Vegetarian and Vegan Flexibility
Taco Bell was the first major fast food chain to offer a menu certified by the American Vegetarian Association. That menu includes 12 AVA-certified items, and the kitchen stocks 36 AVA-certified vegetarian ingredients, 27 of which are also vegan. This means you can build dozens of meat-free combinations without relying on a single token veggie burger.
That variety matters nutritionally. Plant-based fast food meals tend to be lower in saturated fat and higher in fiber than their meat-based counterparts. At most other chains, going vegetarian means either a salad or a single specialty sandwich. At Taco Bell, it means burritos, bowls, tacos, and quesadillas with beans, rice, potatoes, and various sauces.
Ingredient Quality
Taco Bell has removed artificial flavors, artificial colors, partially hydrogenated oils (a source of trans fats), high fructose corn syrup, and tBHQ (a chemical preservative) from most of its food. Co-branded items like Doritos Locos Tacos are excluded from that commitment, but the core menu ingredients meet a cleaner standard than many fast food competitors.
This doesn’t make Taco Bell “clean eating” by any stretch. Sodium remains a significant concern. That Chicken Power Bowl carries 1,150 milligrams of sodium, which is roughly half the recommended daily limit in a single meal. Even the lighter Fresco tacos hit 640 milligrams for two. High sodium is a universal fast food problem, and Taco Bell is no exception.

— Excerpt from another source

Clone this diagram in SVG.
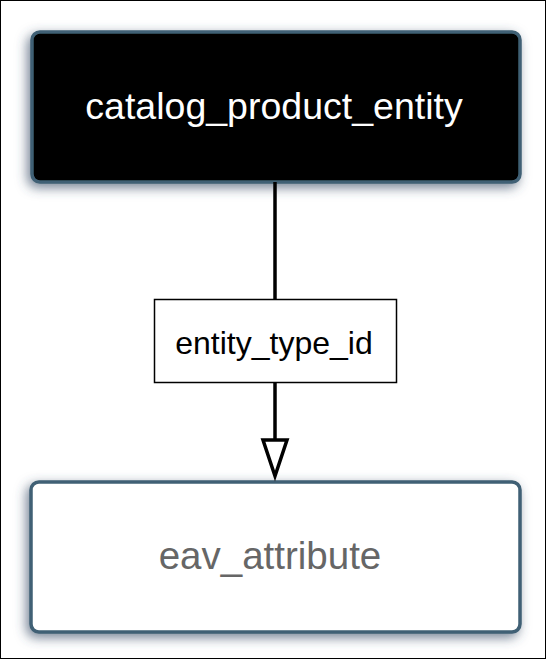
<svg xmlns="http://www.w3.org/2000/svg" width="547" height="660" viewBox="0 0 547 660">
<style>
.node{stroke:#3f6074;stroke-width:3.5;filter:url(#sh)}
.t{font-family:"Liberation Sans",Arial,sans-serif;text-anchor:middle}
.conn{stroke:#000;stroke-width:3.5;fill:none}
</style>
<defs>
<filter id="sh" x="-10%" y="-20%" width="120%" height="145%">
<feDropShadow dx="-3" dy="4" stdDeviation="6" flood-color="#3a5068" flood-opacity="0.7"/>
</filter>
</defs>
<rect x="0" y="0" width="547" height="660" fill="#fff"/>
<rect x="0.5" y="0.5" width="545" height="658" fill="none" stroke="#000" stroke-width="1"/>
<g id="catalog_product_entity">
<rect class="node" x="32" y="32" width="488" height="150" rx="8" fill="#000"/>
<text class="t" x="274" y="119" font-size="37.5" fill="#fff">catalog_product_entity</text>
</g>
<g id="eav_attribute">
<rect class="node" x="31" y="482" width="489" height="150" rx="8" fill="#fff"/>
<text class="t" x="270" y="569" font-size="38.5" fill="#666">eav_attribute</text>
</g>
<g id="connectors">
<line class="conn" x1="275" y1="182" x2="275" y2="300"/>
<line class="conn" x1="275" y1="383" x2="275" y2="440"/>
<polygon points="263,440 287,440 275,476" fill="#fff" stroke="#000" stroke-width="3.5" stroke-linejoin="miter"/>
<g id="label_entity_type_id">
<rect x="154.5" y="299.5" width="242" height="83" fill="#fff" stroke="#000" stroke-width="1.5"/>
<text class="t" x="274" y="354" font-size="32" fill="#000">entity_type_id</text>
</g>
</g>
</svg>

What “Healthiest” Actually Means Here
No fast food restaurant is health food. The question is really about damage control: which chain gives you the best options when you need something fast and affordable? On that measure, Taco Bell performs well because of three things most competitors lack. First, a customization system (Fresco Style, bean swaps, sauce removal) that lets you meaningfully change the nutritional profile of almost any item. Second, a large vegetarian and vegan selection with real variety. Third, bean-based menu items that deliver fiber most fast food simply doesn’t have.
Chains that rank higher in nutrition evaluations, like Chipotle or certain salad-focused restaurants, offer even more control over ingredients. But among traditional fast food chains at a similar price point, Taco Bell gives you more tools to eat reasonably than most. The gap between a smart Taco Bell order and a careless one is enormous, though. Two Fresco soft tacos at 280 calories and a Nachos BellGrande at over 700 calories are different meals from the same menu. The chain’s health potential only works if you use it.